- [PROBLEM REQUIREMENTS]
Retype only what runs from the first line of the listing to the line holding "const yTicks = [0, 50000, 100000, 150000];", both included. Do not retype the pictures.

- [DATA SEGMENT]
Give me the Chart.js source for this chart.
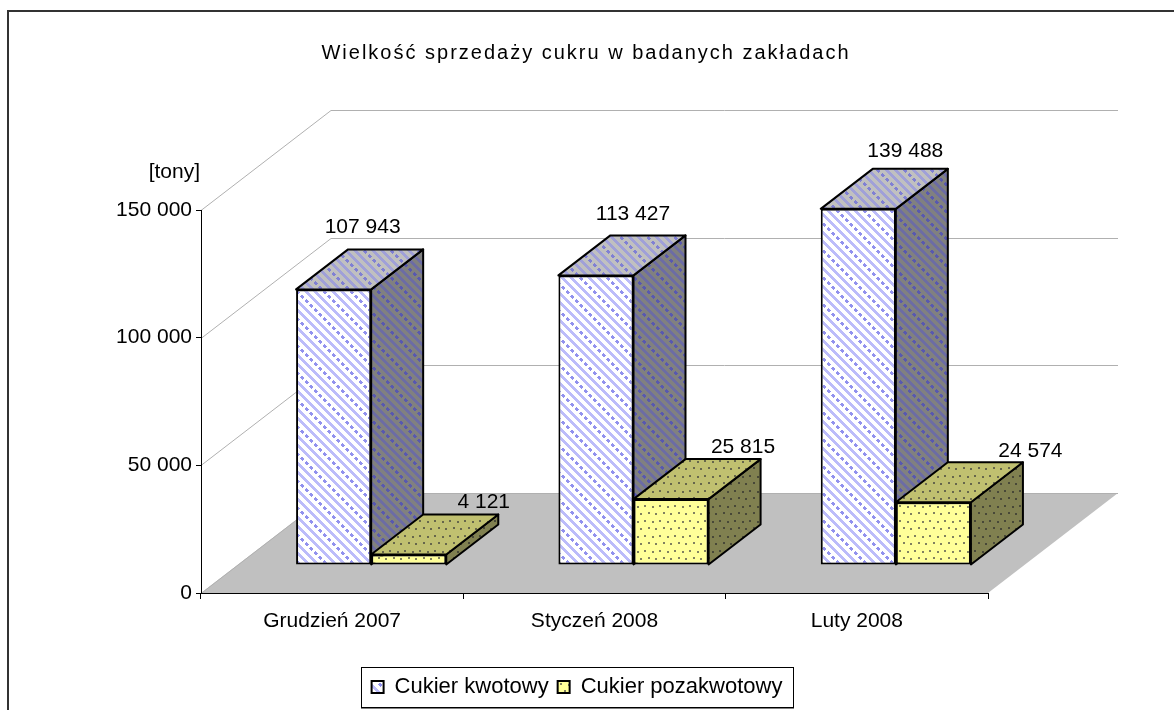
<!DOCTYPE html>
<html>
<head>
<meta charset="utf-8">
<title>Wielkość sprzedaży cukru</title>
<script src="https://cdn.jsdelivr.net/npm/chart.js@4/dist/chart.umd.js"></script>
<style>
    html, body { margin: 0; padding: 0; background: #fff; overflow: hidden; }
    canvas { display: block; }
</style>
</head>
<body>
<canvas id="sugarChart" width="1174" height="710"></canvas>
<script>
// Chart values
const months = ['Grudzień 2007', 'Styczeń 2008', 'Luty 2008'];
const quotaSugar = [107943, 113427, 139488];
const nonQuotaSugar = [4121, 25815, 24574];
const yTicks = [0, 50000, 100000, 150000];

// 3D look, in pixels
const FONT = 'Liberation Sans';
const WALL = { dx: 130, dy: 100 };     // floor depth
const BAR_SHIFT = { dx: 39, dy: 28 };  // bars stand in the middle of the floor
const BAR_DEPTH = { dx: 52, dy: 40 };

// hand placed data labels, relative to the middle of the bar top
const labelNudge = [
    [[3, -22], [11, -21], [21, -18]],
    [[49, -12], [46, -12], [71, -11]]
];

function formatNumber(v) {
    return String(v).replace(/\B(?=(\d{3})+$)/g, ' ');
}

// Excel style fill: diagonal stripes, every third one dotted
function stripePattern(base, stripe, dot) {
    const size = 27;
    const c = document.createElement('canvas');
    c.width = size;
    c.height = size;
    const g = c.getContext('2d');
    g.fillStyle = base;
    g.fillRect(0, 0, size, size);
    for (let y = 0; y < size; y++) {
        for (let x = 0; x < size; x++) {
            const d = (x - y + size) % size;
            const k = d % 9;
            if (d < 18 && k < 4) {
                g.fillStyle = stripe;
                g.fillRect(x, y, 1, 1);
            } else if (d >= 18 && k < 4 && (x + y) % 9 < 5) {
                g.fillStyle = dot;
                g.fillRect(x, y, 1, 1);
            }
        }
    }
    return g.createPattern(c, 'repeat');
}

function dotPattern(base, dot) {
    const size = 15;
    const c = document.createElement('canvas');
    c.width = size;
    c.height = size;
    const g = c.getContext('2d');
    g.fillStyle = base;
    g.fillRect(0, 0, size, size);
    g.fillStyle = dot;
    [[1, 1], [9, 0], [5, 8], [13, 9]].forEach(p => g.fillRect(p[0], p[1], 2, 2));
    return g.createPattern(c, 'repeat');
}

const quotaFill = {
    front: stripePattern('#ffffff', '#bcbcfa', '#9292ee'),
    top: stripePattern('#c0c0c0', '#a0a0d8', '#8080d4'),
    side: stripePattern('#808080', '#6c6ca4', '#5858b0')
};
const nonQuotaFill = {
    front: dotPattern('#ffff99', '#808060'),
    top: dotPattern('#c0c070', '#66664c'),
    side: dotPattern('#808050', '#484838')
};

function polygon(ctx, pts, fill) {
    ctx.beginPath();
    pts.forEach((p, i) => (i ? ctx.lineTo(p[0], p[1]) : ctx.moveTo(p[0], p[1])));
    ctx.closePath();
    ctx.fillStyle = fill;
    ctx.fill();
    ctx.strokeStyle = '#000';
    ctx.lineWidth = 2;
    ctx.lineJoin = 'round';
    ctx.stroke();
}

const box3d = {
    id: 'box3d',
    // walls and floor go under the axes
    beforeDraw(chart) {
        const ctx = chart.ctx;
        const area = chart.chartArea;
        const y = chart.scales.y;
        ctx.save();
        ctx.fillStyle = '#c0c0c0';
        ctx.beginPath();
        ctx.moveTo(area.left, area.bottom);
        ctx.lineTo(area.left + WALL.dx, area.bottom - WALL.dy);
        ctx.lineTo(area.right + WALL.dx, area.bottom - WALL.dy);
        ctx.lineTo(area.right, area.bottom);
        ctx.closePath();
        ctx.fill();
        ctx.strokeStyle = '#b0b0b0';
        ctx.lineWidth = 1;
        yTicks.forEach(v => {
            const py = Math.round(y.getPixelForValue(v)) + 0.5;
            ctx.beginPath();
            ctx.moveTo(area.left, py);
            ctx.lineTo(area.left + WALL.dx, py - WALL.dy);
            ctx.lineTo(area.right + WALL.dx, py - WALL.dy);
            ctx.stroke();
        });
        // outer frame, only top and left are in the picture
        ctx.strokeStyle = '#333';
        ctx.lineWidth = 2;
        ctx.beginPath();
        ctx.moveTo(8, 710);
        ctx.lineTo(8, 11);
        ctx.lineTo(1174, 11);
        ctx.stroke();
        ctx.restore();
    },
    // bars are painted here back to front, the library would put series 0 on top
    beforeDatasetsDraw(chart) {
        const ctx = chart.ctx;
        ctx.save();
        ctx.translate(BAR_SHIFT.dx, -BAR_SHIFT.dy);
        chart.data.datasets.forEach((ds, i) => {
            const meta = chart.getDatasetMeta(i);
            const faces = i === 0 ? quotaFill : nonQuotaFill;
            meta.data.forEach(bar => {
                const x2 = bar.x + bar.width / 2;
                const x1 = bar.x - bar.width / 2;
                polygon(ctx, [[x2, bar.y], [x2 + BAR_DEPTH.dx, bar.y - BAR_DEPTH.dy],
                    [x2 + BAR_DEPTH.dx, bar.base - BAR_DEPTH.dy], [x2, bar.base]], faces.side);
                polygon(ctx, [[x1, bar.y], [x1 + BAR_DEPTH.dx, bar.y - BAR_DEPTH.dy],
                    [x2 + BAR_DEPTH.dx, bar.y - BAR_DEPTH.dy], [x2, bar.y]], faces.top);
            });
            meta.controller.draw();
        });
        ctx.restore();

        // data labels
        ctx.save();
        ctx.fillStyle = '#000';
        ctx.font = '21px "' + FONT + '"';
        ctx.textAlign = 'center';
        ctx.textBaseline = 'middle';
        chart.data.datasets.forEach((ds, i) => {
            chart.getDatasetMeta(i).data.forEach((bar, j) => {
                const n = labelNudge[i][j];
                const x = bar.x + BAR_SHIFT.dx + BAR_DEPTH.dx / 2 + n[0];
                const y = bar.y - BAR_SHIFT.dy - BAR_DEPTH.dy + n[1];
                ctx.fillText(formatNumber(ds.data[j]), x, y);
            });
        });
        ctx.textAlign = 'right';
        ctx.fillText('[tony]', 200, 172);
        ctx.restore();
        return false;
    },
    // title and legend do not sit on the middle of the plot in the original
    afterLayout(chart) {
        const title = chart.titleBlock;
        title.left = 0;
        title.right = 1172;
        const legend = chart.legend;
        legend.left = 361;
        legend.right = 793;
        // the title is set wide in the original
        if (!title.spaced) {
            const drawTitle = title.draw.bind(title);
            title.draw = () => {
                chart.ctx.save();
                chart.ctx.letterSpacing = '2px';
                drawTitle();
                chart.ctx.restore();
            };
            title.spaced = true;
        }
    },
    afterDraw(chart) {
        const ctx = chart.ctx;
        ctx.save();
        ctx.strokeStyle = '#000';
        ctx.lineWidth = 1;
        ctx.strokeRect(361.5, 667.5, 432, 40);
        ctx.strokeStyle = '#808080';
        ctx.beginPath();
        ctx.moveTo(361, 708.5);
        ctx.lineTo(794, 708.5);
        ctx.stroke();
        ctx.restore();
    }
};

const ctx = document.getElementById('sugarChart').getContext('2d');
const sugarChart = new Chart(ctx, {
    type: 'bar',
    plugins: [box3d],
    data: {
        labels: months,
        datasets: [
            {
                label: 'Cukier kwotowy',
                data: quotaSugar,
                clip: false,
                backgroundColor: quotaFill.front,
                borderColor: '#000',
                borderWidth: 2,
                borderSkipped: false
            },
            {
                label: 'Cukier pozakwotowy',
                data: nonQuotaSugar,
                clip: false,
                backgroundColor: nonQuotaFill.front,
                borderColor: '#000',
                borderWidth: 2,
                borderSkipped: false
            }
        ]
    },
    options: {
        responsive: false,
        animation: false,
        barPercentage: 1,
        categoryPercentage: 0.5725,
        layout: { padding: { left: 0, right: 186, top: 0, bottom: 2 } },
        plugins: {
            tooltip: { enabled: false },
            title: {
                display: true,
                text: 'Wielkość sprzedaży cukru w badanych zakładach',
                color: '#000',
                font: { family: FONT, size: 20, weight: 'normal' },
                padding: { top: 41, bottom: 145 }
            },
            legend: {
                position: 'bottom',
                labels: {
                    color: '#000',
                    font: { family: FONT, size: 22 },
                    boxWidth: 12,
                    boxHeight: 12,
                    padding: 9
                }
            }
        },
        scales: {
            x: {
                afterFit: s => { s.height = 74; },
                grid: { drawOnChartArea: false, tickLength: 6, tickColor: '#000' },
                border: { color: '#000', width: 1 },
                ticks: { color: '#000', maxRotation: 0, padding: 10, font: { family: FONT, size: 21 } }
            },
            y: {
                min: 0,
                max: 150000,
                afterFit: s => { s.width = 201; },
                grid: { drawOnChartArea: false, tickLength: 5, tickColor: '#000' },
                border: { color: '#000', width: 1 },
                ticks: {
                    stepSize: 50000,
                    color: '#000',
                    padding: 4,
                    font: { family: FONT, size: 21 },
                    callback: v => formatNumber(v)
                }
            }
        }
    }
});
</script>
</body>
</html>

- [TASK RESPONSE]
Give me the Chart.js source for this chart.
<!DOCTYPE html>
<html>
<head>
<meta charset="utf-8">
<title>Wielkość sprzedaży cukru</title>
<script src="https://cdn.jsdelivr.net/npm/chart.js@4/dist/chart.umd.js"></script>
<style>
    html, body { margin: 0; padding: 0; background: #fff; overflow: hidden; }
    canvas { display: block; }
</style>
</head>
<body>
<canvas id="sugarChart" width="1174" height="710"></canvas>
<script>
// Chart values
const months = ['Grudzień 2007', 'Styczeń 2008', 'Luty 2008'];
const quotaSugar = [107943, 113427, 139488];
const nonQuotaSugar = [4121, 25815, 24574];
const yTicks = [0, 50000, 100000, 150000];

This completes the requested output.